Dubai is unlikely to recover to the frenetic growth levels of 2006-2008 period for perhaps a decade. With the flow of foreign direct investment greatly hampered, and so much uncertainty within its borders, Dubai should take the opportunity to rethink its options. Allowing more 100% ownership of businesses without freezone requirements would be a start, as would allowing foreigners to stay for 6 months after losing their job, both initiatives which have been talked about but are yet to come to fruition. Because of Dubai’s excellent access as a travel hub through Emirates airlines, it will continue to act as a conduit for regional trade and deal making between other regions. But the good times are over, for a long time to come.
In the end Dubai was a victim of very normal economic factors, most notably massive speculation by those seeking to ‘cash-in’ on the Dubai phenomenon. Just like the dot-com bubble, like the sub-prime crisis, and even the wall street crash of 29 – Dubai was not immune to unrealistic prices for property assets that simply were not worth what was being paid in a overheated market. With supply and demand starting to reach an equilibrium, and with trade starting to correlate with the size of the market, the options for growth go back to realistic terms. A GDP growth of perhaps 5-6% annually would be an attractive target. Which means, that in fairly typical terms, it will take at least 7 years for the Dubai property market to recover.

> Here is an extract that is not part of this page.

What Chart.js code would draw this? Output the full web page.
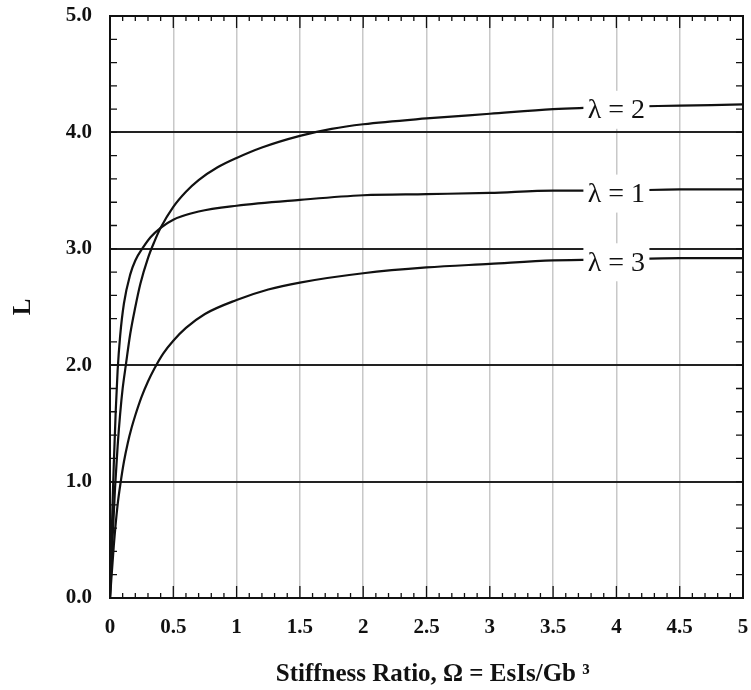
<!DOCTYPE html>
<html>
<head>
<meta charset="utf-8">
<script src="https://cdn.jsdelivr.net/npm/chart.js@4/dist/chart.umd.min.js"></script>
<style>
  html, body { margin: 0; padding: 0; background: #fff; }
  #c { display: block; }
</style>
</head>
<body>
<canvas id="c" width="751" height="690"></canvas>
<script>
// ---- data ----
const lam1X = [0, 0.01, 0.02, 0.03, 0.045, 0.06, 0.08, 0.11, 0.16, 0.2, 0.26, 0.32, 0.4, 0.5, 0.7, 1, 1.5, 2, 2.5, 3, 3.5, 4, 4.5, 5];
const lam1Y = [0, 0.4, 0.8, 1.15, 1.6, 1.95, 2.25, 2.53, 2.78, 2.9, 3.01, 3.1, 3.18, 3.25, 3.32, 3.37, 3.42, 3.46, 3.47, 3.48, 3.50, 3.50, 3.51, 3.51];

const lam2X = [0, 0.02, 0.04, 0.06, 0.08, 0.1, 0.125, 0.16, 0.2, 0.24, 0.3, 0.35, 0.4, 0.5, 0.6, 0.7, 0.85, 1, 1.2, 1.5, 1.75, 2, 2.5, 3, 3.5, 4, 4.5, 5];
const lam2Y = [0, 0.5, 0.95, 1.3, 1.58, 1.8, 2.0, 2.27, 2.5, 2.7, 2.92, 3.06, 3.18, 3.36, 3.49, 3.59, 3.70, 3.78, 3.87, 3.97, 4.03, 4.07, 4.12, 4.16, 4.20, 4.22, 4.23, 4.24];

const lam3X = [0, 0.03, 0.06, 0.085, 0.11, 0.14, 0.17, 0.2, 0.25, 0.3, 0.35, 0.42, 0.5, 0.6, 0.75, 1, 1.25, 1.5, 2, 2.5, 3, 3.5, 4, 4.5, 5];
const lam3Y = [0, 0.45, 0.8, 1.0, 1.17, 1.33, 1.46, 1.57, 1.73, 1.86, 1.97, 2.1, 2.21, 2.32, 2.44, 2.56, 2.65, 2.71, 2.79, 2.84, 2.87, 2.90, 2.91, 2.92, 2.92];

const seriesLabels = ['λ = 1', 'λ = 2', 'λ = 3'];
const labelAtX = 4.0;

const xTitle = 'Stiffness Ratio, Ω = EsIs/Gb ³';
const yTitle = 'L';

function pts(xs, ys) { return xs.map((x, i) => ({ x: x, y: ys[i] })); }

const SERIF = '"Liberation Serif", "DejaVu Serif", serif';

function near(v, t) { return Math.abs(v - t) < 1e-6; }

const framePlugin = {
  id: 'frameTicks',
  afterDatasetsDraw(chart) {
    const ctx = chart.ctx;
    const a = chart.chartArea;
    const xs = chart.scales.x, ys = chart.scales.y;
    ctx.save();
    ctx.strokeStyle = '#111';
    ctx.lineWidth = 1.3;
    ctx.beginPath();
    for (let i = 0; i <= 50; i++) {
      const px = xs.getPixelForValue(i / 10);
      const len = (i % 5 === 0) ? 12 : 5;
      ctx.moveTo(px, a.bottom); ctx.lineTo(px, a.bottom - len);
      ctx.moveTo(px, a.top); ctx.lineTo(px, a.top + len);
    }
    for (let i = 0; i <= 25; i++) {
      const py = ys.getPixelForValue(i / 5);
      ctx.moveTo(a.left, py); ctx.lineTo(a.left + 7, py);
      ctx.moveTo(a.right, py); ctx.lineTo(a.right - 7, py);
    }
    ctx.stroke();
    // frame
    ctx.lineWidth = 2;
    ctx.strokeStyle = '#111';
    ctx.strokeRect(a.left, a.top, a.right - a.left, a.bottom - a.top);

    // curve labels with white boxes
    ctx.font = '28px ' + SERIF;
    ctx.textAlign = 'center';
    ctx.textBaseline = 'middle';
    chart.data.datasets.forEach((ds, di) => {
      const d = ds.data;
      let yv = d[d.length - 1].y;
      for (let k = 0; k < d.length - 1; k++) {
        if (d[k].x <= labelAtX && d[k + 1].x >= labelAtX) {
          const t = (labelAtX - d[k].x) / (d[k + 1].x - d[k].x);
          yv = d[k].y + t * (d[k + 1].y - d[k].y);
          break;
        }
      }
      const cx = xs.getPixelForValue(labelAtX);
      const cy = ys.getPixelForValue(yv) + 3;
      ctx.fillStyle = '#fff';
      ctx.fillRect(cx - 33, cy - 19, 66, 38);
      ctx.fillStyle = '#111';
      ctx.fillText(seriesLabels[di], cx, cy + 1);
    });
    ctx.restore();
  }
};

const lineStyle = {
  borderColor: '#111',
  borderWidth: 2.2,
  pointRadius: 0,
  fill: false,
  cubicInterpolationMode: 'monotone',
  showLine: true
};

new Chart(document.getElementById('c'), {
  type: 'scatter',
  data: {
    datasets: [
      Object.assign({ label: seriesLabels[0], data: pts(lam1X, lam1Y) }, lineStyle),
      Object.assign({ label: seriesLabels[1], data: pts(lam2X, lam2Y) }, lineStyle),
      Object.assign({ label: seriesLabels[2], data: pts(lam3X, lam3Y) }, lineStyle)
    ]
  },
  options: {
    responsive: false,
    animation: false,
    layout: { padding: { left: 0, right: 8, top: 16, bottom: 0 } },
    plugins: { legend: { display: false }, tooltip: { enabled: false } },
    scales: {
      x: {
        type: 'linear',
        min: 0, max: 5,
        afterFit(s) { s.height = 92; s.paddingLeft = 0; s.paddingRight = 0; },
        ticks: {
          stepSize: 0.5,
          padding: 17,
          color: '#111',
          font: { family: SERIF, size: 21, weight: 'bold' },
          maxRotation: 0,
          autoSkip: false,
          callback(v) { return String(Math.round(v * 10) / 10); }
        },
        grid: { color: '#c8c8c8', lineWidth: 1.5, drawTicks: false },
        border: { display: false },
        title: {
          display: true,
          text: '  ' + xTitle,
          color: '#111',
          font: { family: SERIF, size: 25, weight: 'bold' },
          padding: { top: 10, bottom: 0 }
        }
      },
      y: {
        type: 'linear',
        min: 0, max: 5,
        afterFit(s) { s.width = 110; s.paddingTop = 0; s.paddingBottom = 0; },
        ticks: {
          stepSize: 0.2,
          padding: 18,
          color: '#111',
          autoSkip: false,
          font: { family: SERIF, size: 21, weight: 'bold' },
          callback(v) { return near(v, Math.round(v)) ? Math.round(v).toFixed(1) : ''; }
        },
        grid: {
          drawTicks: false,
          lineWidth: 2,
          color(ctx) {
            const v = ctx.tick ? ctx.tick.value : 0;
            return near(v, Math.round(v)) ? '#222' : 'rgba(0,0,0,0)';
          }
        },
        border: { display: false },
        title: {
          display: true,
          text: yTitle,
          color: '#111',
          font: { family: SERIF, size: 25, weight: 'bold' },
          padding: { top: 9, bottom: 0 }
        }
      }
    }
  },
  plugins: [framePlugin]
});
</script>
</body>
</html>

What Dubai needs to work on now, is making it easier for foreigners to stay and keep their money and assets in the country. The archaic laws on bouncing cheques and default on loans resulting in jail time need to be immediately withdrawn, and immigration laws on sponsored individuals needs to relax. Business and residency needs to be made easier, and the apparent spirit of punishing ‘expats’ for the collapse of the property and markets bubbles needs to stop – this is just the facts of life in a capitalist economy. Yes, Dubai just simply needs to grow up and accept that it is no longer exceptional, it is just normal.